Ongoing expenses include council rates, water charges, body corporate fees, landlord insurance, property management, and general maintenance. If the property sits vacant, you still carry these costs—so it’s wise to build a safety buffer of three months’ expenses.

🔨 Renovation isn’t Just Cosmetic

Thinking of adding value through renovations? Great—but budget wisely. From plumbing fixes to roof repairs or aesthetic upgrades, costs can escalate quickly. Overestimating expenses and maintaining a contingency fund is essential.

If managed properly, renovations could enhance borrowing capacity and rental returns. A mortgage broker can advise if refinancing or topping up your loan is a smart move, weighing costs against projected growth.

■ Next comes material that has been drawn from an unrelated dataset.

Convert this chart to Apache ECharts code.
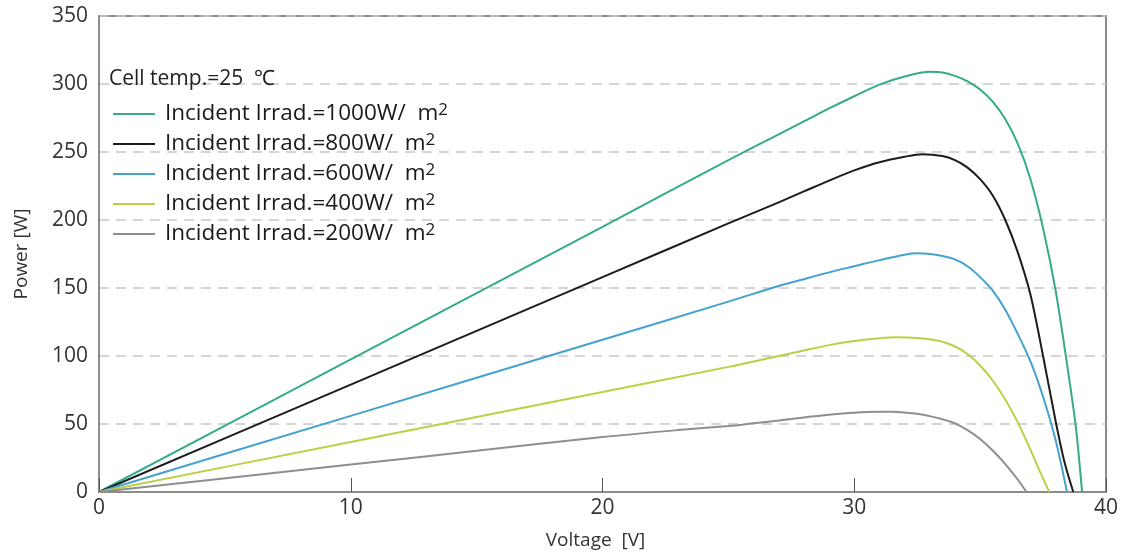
<html>
<head>
    <meta charset="utf-8">
    <script src="https://cdn.jsdelivr.net/npm/echarts@6/dist/echarts.min.js"></script>
</head>
<body style="margin:0;background:#fff">
<div id="main" style="width:1124px;height:556px;"></div>
<script type="text/javascript">
    // P-V curves, [voltage V, power W]
    var irr1000 = [[0,0],[10,97.5],[20,195],[25,244],[27,263],[28,272.5],[29,282],[30,291],[31,299.5],[32,305.5],[33,309],[33.5,308.5],[34,306],[34.5,302],[35,296],[35.5,287],[36,274],[36.5,256],[37,230],[37.5,194],[38,148],[38.5,88],[38.8,48],[39.05,0]];
    var irr800 = [[0,0],[10,79],[20,158],[25,197.5],[27,213],[28,221],[29,229],[30,236.5],[31,242.5],[32,246.5],[32.7,248.3],[33.5,247],[34,244],[34.5,238.5],[35,230],[35.5,218],[36,200],[36.5,176],[37,145],[37.5,100],[38,52],[38.35,22],[38.7,0]];
    var irr600 = [[0,0],[10,56],[20,112],[25,140],[27,151.5],[28,156.5],[29,161.5],[30,166],[31,170.5],[32,174.5],[32.5,175.5],[33,175],[33.5,173.5],[34,171],[34.5,166],[35,158],[35.5,148],[36,134],[36.5,116],[37,96],[37.5,70],[38,38],[38.45,0]];
    var irr400 = [[0,0],[10,36.8],[20,73.6],[25,92],[27,100],[28,104],[29,108],[30,111],[31,113],[31.7,113.7],[32.5,113.3],[33,112.3],[33.5,110.5],[34,107],[34.5,101.5],[35,93],[35.5,82],[36,68],[36.5,51],[37,31],[37.4,14],[37.75,0]];
    var irr200 = [[0,0],[10,20.2],[15,30.3],[20,40.4],[23,45.5],[25,48.5],[26,50.5],[27,52.5],[28,54.8],[29,56.8],[30,58.3],[31,59],[31.5,59],[32,58.5],[32.5,57.5],[33,55.8],[33.5,53.5],[34,50.5],[34.5,45.5],[35,39],[35.5,30.5],[36,20.5],[36.5,9],[36.84,0]];

    var seriesNames = ['1000', '800', '600', '400', '200'];
    var seriesData = [irr1000, irr800, irr600, irr400, irr200];
    var colors = ['#35ab8c', '#1c1c1c', '#45a2cf', '#bccf45', '#8e8e8e'];

    var myChart = echarts.init(document.getElementById('main'));

    var series = [];
    for (var i = 0; i < seriesData.length; i++) {
        series.push({
            name: seriesNames[i],
            type: 'line',
            data: seriesData[i],
            symbol: 'none',
            smooth: 0.3,
            lineStyle: {width: 2, color: colors[i]},
            itemStyle: {color: colors[i]}
        });
    }

    var option = {
        animation: false,
        textStyle: {fontFamily: 'Open Sans'},
        title: {
            text: 'Cell temp.=25  ℃',
            left: 104,
            top: 64,
            textStyle: {fontSize: 21, fontWeight: 'normal', color: '#222', fontFamily: 'Open Sans'}
        },
        legend: {
            orient: 'vertical',
            left: 108,
            top: 97,
            icon: 'rect',
            itemWidth: 42,
            itemHeight: 2,
            itemGap: 6,
            data: seriesNames,
            formatter: function (name) {
                return 'Incident Irrad.=' + name + 'W/  m{sup|2}';
            },
            textStyle: {
                fontSize: 22.5,
                color: '#1a1a1a',
                lineHeight: 24,
                padding: [0, 0, 0, 5],
                fontFamily: 'Open Sans',
                rich: {
                    sup: {fontSize: 17, verticalAlign: 'top', lineHeight: 24, color: '#1a1a1a', padding: [0, 0, 6, 0]}
                }
            }
        },
        grid: {
            left: 99,
            right: 18,
            top: 16,
            bottom: 64,
            show: true,
            borderColor: '#8c8c8c',
            borderWidth: 2
        },
        xAxis: {
            type: 'value',
            min: 0,
            max: 40,
            interval: 10,
            name: 'Voltage  [V]',
            nameLocation: 'middle',
            nameGap: 39,
            nameTextStyle: {fontSize: 19, color: '#333', padding: [0, 14, 0, 0]},
            axisLine: {lineStyle: {color: '#8c8c8c', width: 2}},
            axisTick: {inside: true, length: 14, lineStyle: {color: '#555', width: 1}},
            axisLabel: {fontSize: 21, color: '#333', margin: 6},
            splitLine: {show: false}
        },
        yAxis: {
            type: 'value',
            min: 0,
            max: 350,
            interval: 50,
            name: 'Power [W]',
            nameLocation: 'middle',
            nameGap: 68,
            nameTextStyle: {fontSize: 19, color: '#333'},
            axisLine: {show: true, lineStyle: {color: '#8c8c8c', width: 2}},
            axisTick: {show: false},
            axisLabel: {fontSize: 21, color: '#333', margin: 11},
            splitLine: {lineStyle: {color: '#c8c8c8', width: 1.5, type: [10, 7]}}
        },
        series: series
    };

    myChart.setOption(option);
</script>
</body>
</html>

📉 Be Realistic About Rental Returns

Lenders typically use 70–80% of estimated rental income to factor in vacancies and fluctuations. Research similar properties and current listings to understand realistic rental income. Also consider the suburb’s vacancy rates and seasonal demand—some areas have higher turnover or quieter periods that can affect income stability.

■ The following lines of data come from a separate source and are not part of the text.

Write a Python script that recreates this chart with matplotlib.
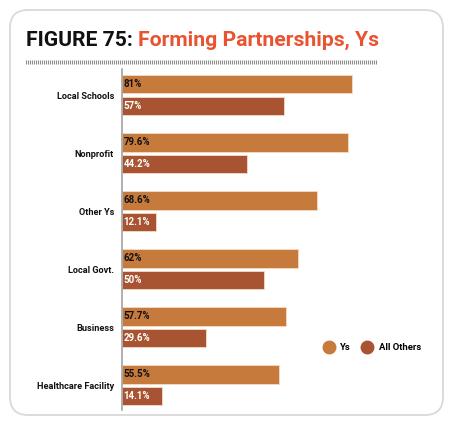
import matplotlib

matplotlib.use("Agg")
import matplotlib.pyplot as plt
import numpy as np
from matplotlib.lines import Line2D
from matplotlib.patches import FancyBboxPatch

categories = [
    "Local Schools",
    "Nonprofit",
    "Other Ys",
    "Local Govt.",
    "Business",
    "Healthcare Facility",
]
ys_values = [81, 79.6, 68.6, 62, 57.7, 55.5]
others_values = [57, 44.2, 12.1, 50, 29.6, 14.1]
ys_labels = ["81%", "79.6%", "68.6%", "62%", "57.7%", "55.5%"]
others_labels = ["57%", "44.2%", "12.1%", "50%", "29.6%", "14.1%"]
series_names = ["Ys", "All Others"]

YS_COLOR = "#c67a3c"
OTHERS_COLOR = "#a85432"
TITLE_RED = "#e9532f"

W, H = 456, 428
fig = plt.figure(figsize=(W / 100, H / 100), dpi=100)


def px(x0, y0, x1, y1):
    # pixel box (top-left origin) -> figure fraction rect
    return [x0 / W, 1 - y1 / H, (x1 - x0) / W, (y1 - y0) / H]


# decoration layer in pixel coordinates
deco = fig.add_axes([0, 0, 1, 1])
deco.set_xlim(0, W)
deco.set_ylim(H, 0)
deco.axis("off")
deco.add_patch(
    FancyBboxPatch(
        (10, 10),
        433,
        405,
        boxstyle="round,pad=0,rounding_size=18",
        facecolor="white",
        edgecolor="#d9d9d9",
        linewidth=1.3,
    )
)
ticks_x = np.arange(26, 378, 2.0)
deco.vlines(ticks_x, 59.5, 64, color="#8f8f8f", linewidth=0.8)

# title in two colours, sized to span the same width as the reference
title_font = dict(fontweight="bold", family="Roboto", va="baseline", ha="left")
size = 17
renderer = fig.canvas.get_renderer()
t1 = deco.text(26, 46, "FIGURE 75:", fontsize=size, color="#111111", **title_font)
t2 = deco.text(0, 46, "Forming Partnerships, Ys", fontsize=size, color=TITLE_RED, **title_font)
w1 = t1.get_window_extent(renderer).width
w2 = t2.get_window_extent(renderer).width
scale = 352 / (w1 + w2 + 5)
size = size * scale
t1.set_fontsize(size)
t2.set_fontsize(size)
w1 = t1.get_window_extent(renderer).width
t2.set_x(26 + w1 + 5)

# bar chart
ax = fig.add_axes(px(121.7, 69, 406, 410))
y = np.arange(len(categories))
off = 0.188
h = 0.32
ax.barh(y - off, ys_values, height=h, color=YS_COLOR, edgecolor="#f4dcc6", linewidth=0.6)
ax.barh(y + off, others_values, height=h, color=OTHERS_COLOR, edgecolor="#f4dcc6", linewidth=0.6)
ax.set_xlim(0, 100)
ax.set_ylim(5.426, -0.45)

for i in range(len(categories)):
    ax.text(0.6, y[i] - off, ys_labels[i], fontsize=7, fontweight="bold",
            family="Roboto", color="#111111", va="center", ha="left")
    ax.text(0.6, y[i] + off, others_labels[i], fontsize=7, fontweight="bold",
            family="Roboto", color="white", va="center", ha="left")

ax.set_yticks(y)
ax.set_yticklabels(categories, fontsize=6.6, fontweight="bold", family="Roboto", color="#111111")
ax.tick_params(axis="y", length=0, pad=5.5)
ax.set_xticks([])
for s in ["top", "right", "bottom"]:
    ax.spines[s].set_visible(False)
ax.spines["left"].set_color("#9a9a9a")
ax.spines["left"].set_linewidth(1.1)
ax.patch.set_alpha(0)

handles = [
    Line2D([], [], marker="o", linestyle="", markersize=9, color=c)
    for c in [YS_COLOR, OTHERS_COLOR]
]
leg = fig.legend(
    handles, series_names, loc="center left",
    bbox_to_anchor=(313 / W, 1 - 347.5 / H), ncol=2, frameon=False,
    prop={"family": "Roboto", "weight": "bold", "size": 6.8},
    handletextpad=0.5, columnspacing=0.9, handlelength=1.5,
)

fig.savefig("out.png", dpi=100)
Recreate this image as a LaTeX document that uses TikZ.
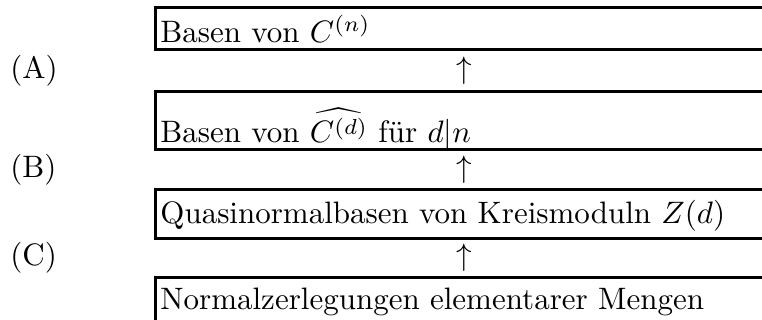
\documentclass[tikz,border=0pt]{standalone}
\usepackage{fontspec}
\usepackage{amsmath}
\usepackage{amssymb}
\usepackage{graphicx}
\usepackage{tikz}
\newcommand{\vergr}[1]{\scalebox{1.55}{#1}}

\begin{document}
\begin{tikzpicture}[x=0.5pt,y=-0.5pt,
	kasten/.style = {line width=1.5pt},
	txt/.style = {anchor=base west,inner sep=0pt},
	pfeil/.style = {anchor=base,inner sep=0pt}
	]
	\useasboundingbox (0,0) rectangle (762,320);
	\clip (0,0) rectangle (762,320);
	%KAESTEN
	\draw[kasten] (155,8) rectangle (771,50);
	\draw[kasten] (155,92) rectangle (771,150);
	\draw[kasten] (155,190) rectangle (771,239);
	\draw[kasten] (155,278) rectangle (771,340);
	%TEXTE
	\node[txt] (@K1) at (160,43) {\vergr{Basen von $C^{(n)}$}};
	\node[txt] (@K2) at (160,143) {\vergr{Basen von $\widehat{C^{(d)}}$ für $d|n$}};
	\node[txt] (@K3) at (160,224) {\vergr{Quasinormalbasen von Kreismoduln $Z(d)$}};
	\node[txt] (@K4) at (160,310) {\vergr{Normalzerlegungen elementarer Mengen}};
	%SCHRITTE
	\node[txt] (@A) at (10,79) {\vergr{(A)}};
	\node[txt] (@B) at (10,178) {\vergr{(B)}};
	\node[txt] (@C) at (10,266) {\vergr{(C)}};
	\node[pfeil] (@P1) at (464,79) {\vergr{$\uparrow$}};
	\node[pfeil] (@P2) at (464,178) {\vergr{$\uparrow$}};
	\node[pfeil] (@P3) at (464,266) {\vergr{$\uparrow$}};
\end{tikzpicture}
\end{document}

📅 Start Early—Plan Smarter

Engaging with a mortgage broker early helps shape your strategy. From understanding cash flow to building financial buffers, early planning is key to navigating unexpected costs and making informed choices.

🤝 Trust in Mortgage Brokers Remains Strong

According to the 2025 Consumer Access to Mortgages report, mortgage brokers are more trusted than bank staff, with 82% of borrowers preferring brokers. As many homeowners transition from fixed to variable rates amid rising interest costs, brokers continue playing a vital role in helping clients refinance and re-strategize.

Despite financial pressures, many investors still see property as a viable option, highlighting the need for informed guidance. Yet 40% of consumers still misunderstand broker services—many believe they carry hidden fees. Clarifying their value is a crucial step for real estate professionals.